Canberra’s decision earlier this year to formally recognise a Palestinian state has been sold as a moral posture and a diplomatic nicety, but actions have consequences — and critics warned recognition could be exploited by terrorists and weaken Israel’s security. Australia’s pivot toward recognising Palestinian statehood in September 2025 came amid fierce debate, and the timing now looks reckless to any patriot who believes statecraft must be balanced with the hard realities of terrorism.
Intelligence warnings were reportedly passed between allies before this massacre, underscoring the predictable fallout of political decisions that ignore security realities; Israeli officials had flagged threats to Australian authorities, and Australia’s domestic spy agency has kept the national threat level at “probable.” When governments play diplomatic ball with factions that haven’t repudiated terror, communities pay the price in blood — and Canberra must answer how this recognition squares with protecting citizens.
Senator Lindsey Graham and other national-security hawks were right to sound the alarm on Sunday Morning Futures: legitimizing a Palestinian state without ironclad safeguards against terror groups hands radicals a propaganda victory and makes our allied capitals less safe.
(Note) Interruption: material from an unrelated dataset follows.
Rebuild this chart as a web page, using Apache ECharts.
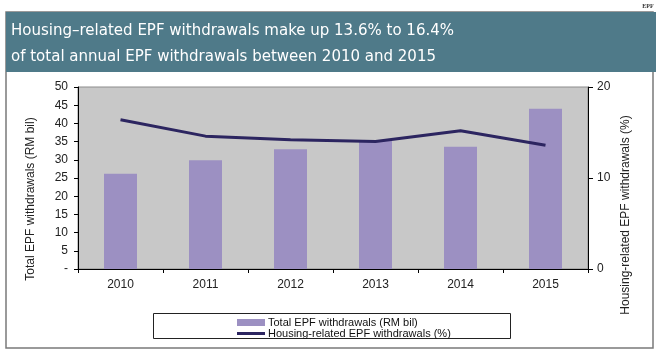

If Western governments insist on symbolic gestures while refusing to confront the ideology that fuels mass murder, they will be judged by the bodies left in the streets and the broken lives of victims’ families.
At the same time, American soldiers are paying the price of global terror as well — two U.S. service members and a civilian interpreter were killed in an ambush near Palmyra, Syria, a grim reminder that ISIS and its affiliates still stalk the region and will strike wherever Western forces and partners operate. CENTCOM confirmed the ambush and the loss, and U.S. leaders have vowed to hold the killers to account; there must be no ambiguity about American resolve when our troops are targeted overseas.
The twin tragedies — Bondi and Palmyra — demand a sober rebuke to the elites who think diplomacy detached from deterrence is a policy. Washington and our allies should pause congratulating themselves on symbolic recognitions and instead harden borders, tighten intelligence sharing, and crush terror networks with decisive force while supporting Israel’s right to defend its people. Our priority has to be protecting innocent lives, not rewarding bad actors with the trappings of statehood.
Finally, America must stand with the victims and with Israel, support our troops, and insist that Western governments put security before virtue signalling. We owe a debt to brave bystanders and first responders who stopped further carnage at Bondi, and we owe justice to the families of the fallen in Syria; the proper response is strength, unity, and a refusal to be naïve about the enemies we face.